▶ **Direction**:
Repeat the listing word for word. No pictures belong in the copy.
##### Source excerpt
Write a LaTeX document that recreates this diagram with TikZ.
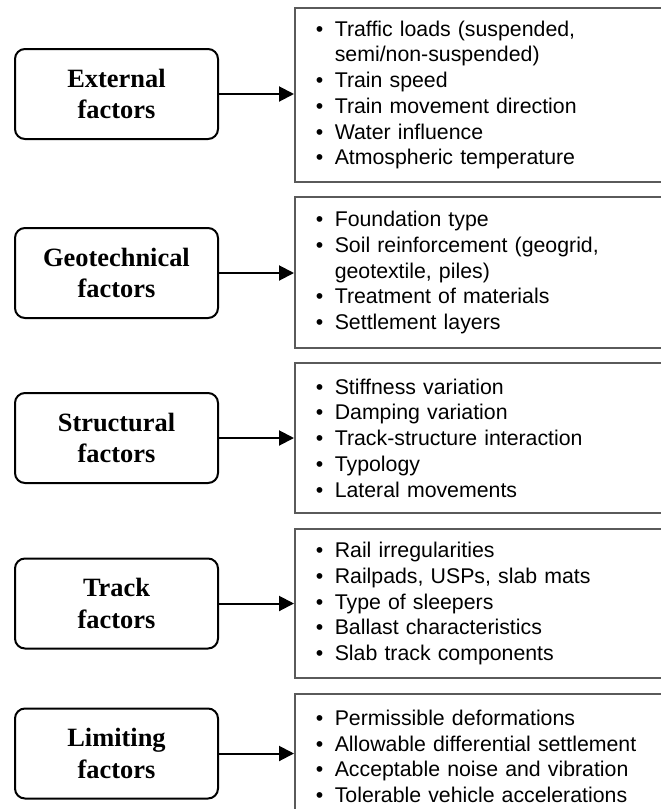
\documentclass[tikz,border=0pt]{standalone}
\usepackage{fontspec}
\setmainfont{Liberation Sans}
\newfontfamily\factorfont{Liberation Serif}
\usetikzlibrary{arrows.meta}

\definecolor{listgray}{RGB}{90,90,90}
\newcommand{\bul}{\makebox[19pt][l]{•}}
\newcommand{\cont}{\hspace*{19pt}}

\begin{document}
\begin{tikzpicture}
            [x=1pt, y=-1pt, >={Triangle[length=15pt,width=15pt]}, line width=2pt,
             factor/.style={draw=black, rounded corners=10pt, minimum width=203pt, minimum height=90pt,
                            inner sep=0pt, align=center, font=\factorfont\bfseries\fontsize{26.4}{31.7}\selectfont},
             list/.style={draw=listgray, line width=1.6pt, anchor=west, text width=450pt, align=left,
                          inner xsep=21pt, inner ysep=0pt, font=\fontsize{21.3}{25.7}\selectfont}]
            \clip (0,0) rectangle (661,809);

            % factor groups
            \node[factor] (ext) at (116.5, 94) {External\\factors};
            \node[factor] (geo) at (116.5, 273) {Geotechnical\\factors};
            \node[factor] (str) at (116.5, 438) {Structural\\factors};
            \node[factor] (trk) at (116.5, 603.5) {Track\\factors};
            \node[factor] (lim) at (116.5, 753.5) {Limiting\\factors};

            % lists
            \node[list, minimum height=174pt] (extlist) at (294, 95)
                {\bul Traffic loads (suspended,\\\cont semi/non-suspended)\\\bul Train speed\\\bul Train movement direction\\\bul Water influence\\\bul Atmospheric temperature};
            \node[list, minimum height=151pt] (geolist) at (294, 272.5)
                {\bul Foundation type\\\bul Soil reinforcement (geogrid,\\\cont geotextile, piles)\\\bul Treatment of materials\\\bul Settlement layers};
            \node[list, minimum height=150pt] (strlist) at (294, 438)
                {\bul Stiffness variation\\\bul Damping variation\\\bul Track-structure interaction\\\bul Typology\\\bul Lateral movements};
            \node[list, minimum height=149pt] (trklist) at (294, 603.5)
                {\bul Rail irregularities\\\bul Railpads, USPs, slab mats\\\bul Type of sleepers\\\bul Ballast characteristics\\\bul Slab track components};
            \node[list, minimum height=125pt] (limlist) at (294, 756.5)
                {\bul Permissible deformations\\\bul Allowable differential settlement\\\bul Acceptable noise and vibration\\\bul Tolerable vehicle accelerations};

            \path [->] (ext) edge (ext -| extlist.west);
            \path [->] (geo) edge (geo -| geolist.west);
            \path [->] (str) edge (str -| strlist.west);
            \path [->] (trk) edge (trk -| trklist.west);
            \path [->] (lim) edge (lim -| limlist.west);
        \end{tikzpicture}
\end{document}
##########
▶ **Answer for the task**:
Write a LaTeX document that recreates this diagram with TikZ.
\documentclass[tikz,border=0pt]{standalone}
\usepackage{fontspec}
\setmainfont{Liberation Sans}
\newfontfamily\factorfont{Liberation Serif}
\usetikzlibrary{arrows.meta}

\definecolor{listgray}{RGB}{90,90,90}
\newcommand{\bul}{\makebox[19pt][l]{•}}
\newcommand{\cont}{\hspace*{19pt}}

\begin{document}
\begin{tikzpicture}
            [x=1pt, y=-1pt, >={Triangle[length=15pt,width=15pt]}, line width=2pt,
             factor/.style={draw=black, rounded corners=10pt, minimum width=203pt, minimum height=90pt,
                            inner sep=0pt, align=center, font=\factorfont\bfseries\fontsize{26.4}{31.7}\selectfont},
             list/.style={draw=listgray, line width=1.6pt, anchor=west, text width=450pt, align=left,
                          inner xsep=21pt, inner ysep=0pt, font=\fontsize{21.3}{25.7}\selectfont}]
            \clip (0,0) rectangle (661,809);

            % factor groups
            \node[factor] (ext) at (116.5, 94) {External\\factors};
            \node[factor] (geo) at (116.5, 273) {Geotechnical\\factors};
            \node[factor] (str) at (116.5, 438) {Structural\\factors};
            \node[factor] (trk) at (116.5, 603.5) {Track\\factors};
            \node[factor] (lim) at (116.5, 753.5) {Limiting\\factors};

            % lists
            \node[list, minimum height=174pt] (extlist) at (294, 95)
                {\bul Traffic loads (suspended,\\\cont semi/non-suspended)\\\bul Train speed\\\bul Train movement direction\\\bul Water influence\\\bul Atmospheric temperature};
            \node[list, minimum height=151pt] (geolist) at (294, 272.5)
                {\bul Foundation type\\\bul Soil reinforcement (geogrid,\\\cont geotextile, piles)\\\bul Treatment of materials\\\bul Settlement layers};
            \node[list, minimum height=150pt] (strlist) at (294, 438)
                {\bul Stiffness variation\\\bul Damping variation\\\bul Track-structure interaction\\\bul Typology\\\bul Lateral movements};
            \node[list, minimum height=149pt] (trklist) at (294, 603.5)
                {\bul Rail irregularities\\\bul Railpads, USPs, slab mats\\\bul Type of sleepers\\\bul Ballast characteristics\\\bul Slab track components};
            \node[list, minimum height=125pt] (limlist) at (294, 756.5)
                {\bul Permissible deformations\\\bul Allowable differential settlement\\\bul Acceptable noise and vibration\\\bul Tolerable vehicle accelerations};

            \path [->] (ext) edge (ext -| extlist.west);
            \path [->] (geo) edge (geo -| geolist.west);
            \path [->] (str) edge (str -| strlist.west);
            \path [->] (trk) edge (trk -| trklist.west);
            \path [->] (lim) edge (lim -| limlist.west);
        \end{tikzpicture}
\end{document}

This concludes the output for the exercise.